How much mail do you have? If you have a couple hundred in all folders try archiving.

Do you have a spam filter running for outlook? These can cause start up of Outlook to be very slow.


----------



## originale (Sep 18, 2004)

It archives automatically. And it doesn't appear that I have more saved emails than before. I delete alot so that it doesn't slow things down. Also, have the usual spy filters but nothing new so why is it slow now?


----------



## ephy (May 9, 2007)

How many mail accounts do you and which version of Outlook is it.


----------



## originale (Sep 18, 2004)

1 email account and it's Outlook 2002. It is now so slow that there is a minimum 5-10 minute lag between typing a letter and it appearing on screen. Maybe it's even longer because I have given up and now pick my mail up right at the provider's website. Problem is my addresses are in outlook and this is really awkward. Something is suddenly very wrong.


----------



## originale (Sep 18, 2004)

*Back to normal right now- but what was it?*

It's normal today but now I'm very suspicious about what went on and how to ensure it doesn't happen again. I ran a system scan with AVG and it only found 2 cookies so I don't think that was it. But clearly something was hanging up Outlook- and I wonder how to check what that was. Any ideas?


----------



## ephy (May 9, 2007)

Start -> Control Panel -> Administrative Tools -> Event Viewer

You can check under applications but I doubt it will show anything about Outlook.


----------



## originale (Sep 18, 2004)

I looked under Event Viewer but I don't know what I'm looking at nor do I know how to interpret what I'm seeing or what to do about it. Can you explain what this is and what it tells me. Thanks


----------



## originale (Sep 18, 2004)

*Happening again- what is going on?*

As my last post stated, it cleared up and was running ok. Now the problem is back. I can't seem to resolve this and wish somebody had some idea what might be going on. It's impossible to use outlook right now.

thanks:sigh:


----------



## mestran (Mar 10, 2006)

I had the exact same problem and finally resolved it by following the instructions at:

http://www.mvps.org/winhelp2002/restricted.htm

under the heading: To remove all the sites listed in the Restricted Zone

Hope this helps,

- mestran


----------



## carrie640 (Jun 11, 2002)

HEY!!! 

You TOTALLY need to uninstall a Microsoft Update. I cannot remember which one it is now...I JUST did it because I was having the SAME issue and I found post somewhere else that explained the new IE7 update (like late April, I think it was) is interferring with this. 

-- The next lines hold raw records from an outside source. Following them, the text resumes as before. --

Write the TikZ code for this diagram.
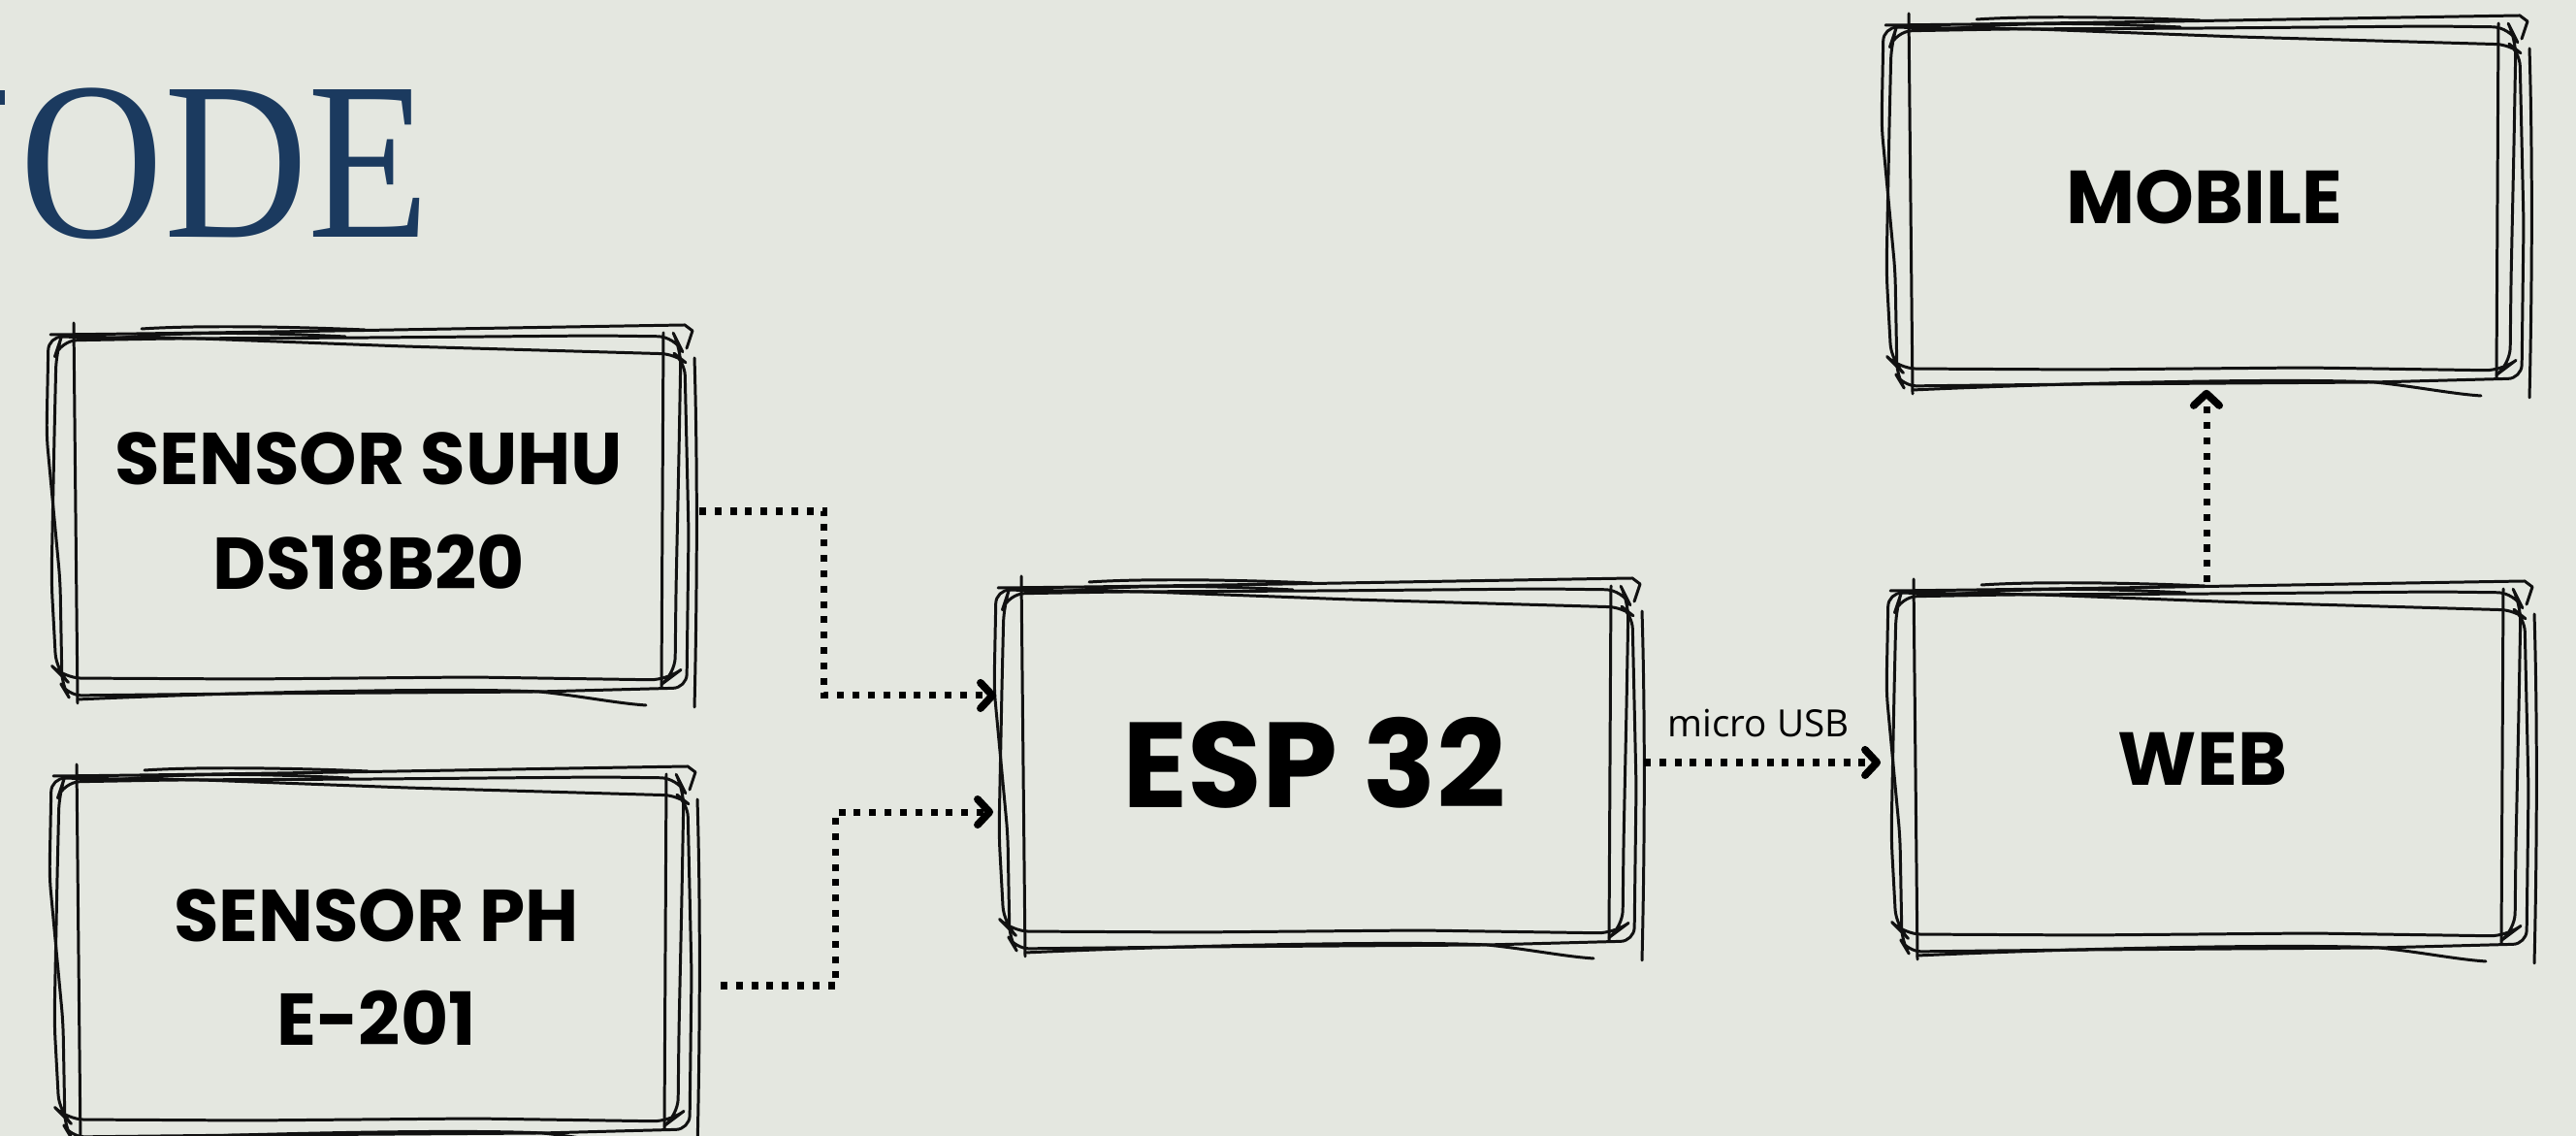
\documentclass[tikz,border=0pt]{standalone}
\usepackage{fontspec}
\newfontfamily\boxfont{Poppins}
\newfontfamily\labelfont{Open Sans}
\newfontfamily\titlefont{Liberation Serif}
\usetikzlibrary{arrows.meta,calc}
\definecolor{bgc}{RGB}{228,231,224}
\definecolor{titlec}{RGB}{27,58,95}
\definecolor{inkc}{RGB}{17,17,17}
\newcommand{\sketchstrokes}{%
  \draw[sk, rounded corners=5pt] (2,14) -- (6,2) -- (120,0) -- (330,-1) -- (560,-3) -- (640,-2) -- (646,10) -- (644,120) -- (641,260) -- (640,346) -- (632,352) -- (430,349) -- (200,351) -- (10,350) -- (2,342) -- (-3,250) -- (0,100) -- cycle;
  \draw[sk, rounded corners=4pt] (-6,-2) -- (150,0) -- (360,8) -- (640,16) -- (650,24) -- (654,200) -- (652,360) -- (500,364) -- (200,366) -- (14,368) -- (8,358) -- (6,250) -- (-8,100) -- cycle;
  \draw[sk] (-4,-4) .. controls (200,-6) and (400,-10) .. (650,-14) -- (658,-8) -- (652,10);
  \draw[sk] (90,-10) .. controls (150,-14) and (250,-12) .. (320,-9);
  \draw[sk] (60,0) .. controls (140,-8) and (220,-6) .. (300,-2);
  \draw[sk] (20,-16) -- (24,376);
  \draw[sk] (628,-6) -- (626,360);
  \draw[sk] (660,20) .. controls (664,150) and (662,300) .. (660,380);
  \draw[sk] (24,372) .. controls (200,364) and (420,360) .. (500,364) .. controls (540,368) and (580,376) .. (610,378);
}
\newcommand{\sketch}[3]{\begin{scope}[shift={($(#1.center)+(#2,#3)$)}]\sketchstrokes\end{scope}}
\begin{document}
\begin{tikzpicture}[x=0.01cm, y=-0.01cm,
  sk/.style={draw=inkc, line width=0.85pt, line cap=round, line join=round},
  conn/.style={draw=black, line width=2pt, dash pattern=on 2pt off 2.5pt,
    -{Straight Barb[length=3.5pt, width=7.5pt, line width=2.2pt, round]}},
  boxnode/.style={minimum width=6.44cm, minimum height=3.56cm, inner sep=0pt, align=center, text=black},
  sensorfont/.style={font=\boxfont\bfseries\fontsize{21.5}{30.5}\selectfont},
  smallbox/.style={font=\boxfont\bfseries\fontsize{22}{26}\selectfont}]
\fill[bgc] (0,0) rectangle (2656,1171);
\useasboundingbox (0,0) rectangle (2656,1171);

\node[anchor=base west, text=titlec, inner sep=0pt, font=\titlefont\fontsize{66}{66}\selectfont] (title) at (20,245) {\scalebox{0.885}[1]{ODE}};
\fill[titlec] (0,93) rectangle (5,108);

\node[boxnode, sensorfont] (suhu) at (380,527) {SENSOR SUHU\\DS18B20};
\node[boxnode, sensorfont] (ph) at (388,997) {SENSOR PH\\E-201};
\node[boxnode, font=\boxfont\bfseries\fontsize{35.5}{40}\selectfont] (esp) at (1355,786) {ESP 32};
\node[boxnode, smallbox] (web) at (2271,782) {WEB};
\node[boxnode, smallbox] (mobile) at (2273,203) {MOBILE};

\sketch{suhu}{-324}{-178}
\sketch{ph}{-329}{-193}
\sketch{esp}{-322}{-176}
\sketch{web}{-318}{-169}
\sketch{mobile}{-325}{-173}

\draw[conn, shorten <=0.18cm, shorten >=0.05cm] (suhu.east) -- ++(147,0) |- ([yshift=0.69cm]esp.west);
\draw[conn, shorten <=0.32cm, shorten >=0.08cm] ([yshift=-0.19cm]ph.east) -- ++(151,0) |- ([yshift=-0.51cm]esp.west);
\draw[conn, shorten <=0.17cm, shorten >=0.09cm] (esp.east) -- (esp.east -| web.west)
  node[midway, above=3pt, font=\labelfont\fontsize{11}{11}\selectfont] (usb) {micro USB};
\draw[conn, shorten <=0.03cm, shorten >=0.2cm] ([xshift=0.04cm]web.north) -- ([xshift=0.04cm]web.north |- mobile.south);
\end{tikzpicture}
\end{document}
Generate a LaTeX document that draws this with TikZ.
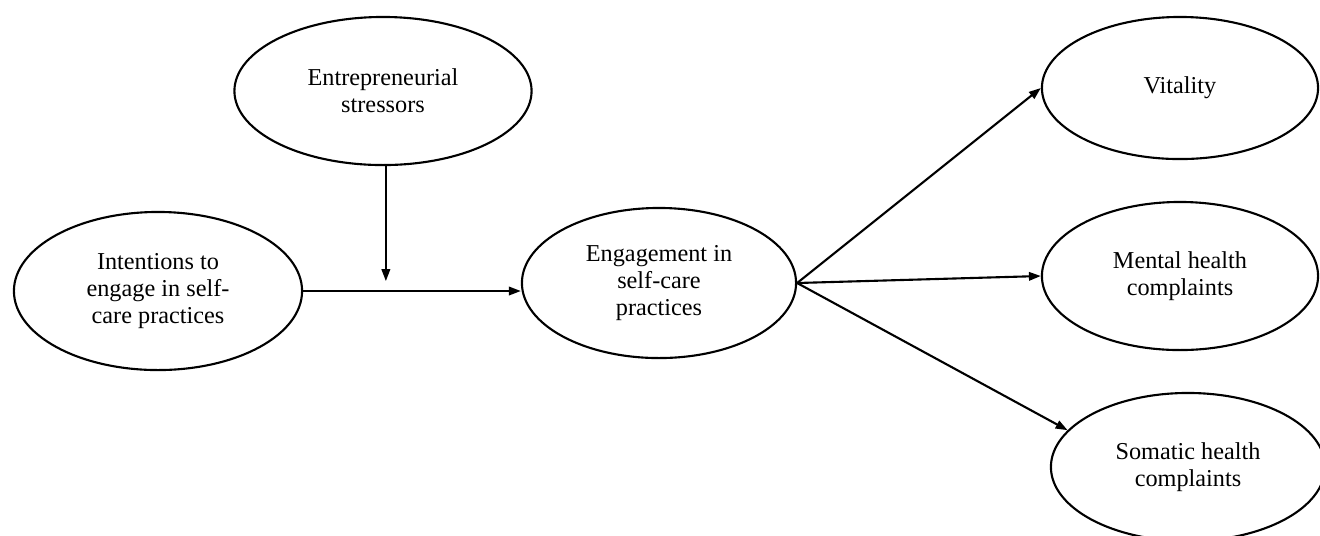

If you were to go to FORMAT on Outlook (while in an EMAIL) and use something OTHER than HTML and THEN type, it works fine, right?/

Gotta get rid of that update and you are golden. 

HERE!!! Update KB931768

http://help.lockergnome.com/general/Outlook-2003-ftopict52230.html

I am not running Outlook 2003, and it worked for me.


----------



## Sfluegel (Dec 30, 2005)

I was having the same problem with my Outlook 2003. I ran the "Detect and Repair" wizard under "Help" and it fixed mine.

Good Luck!


----------



## carrie640 (Jun 11, 2002)

It may vary from person to person. I uninstalled Office COMPLETELY and reinstalled...still was crummy. The kicker was that it ONLY did it when typing in HTML format versus plain text, etc. It was fine in everything else BUT HTML. 

That was my clue that I had what the link above explained.


----------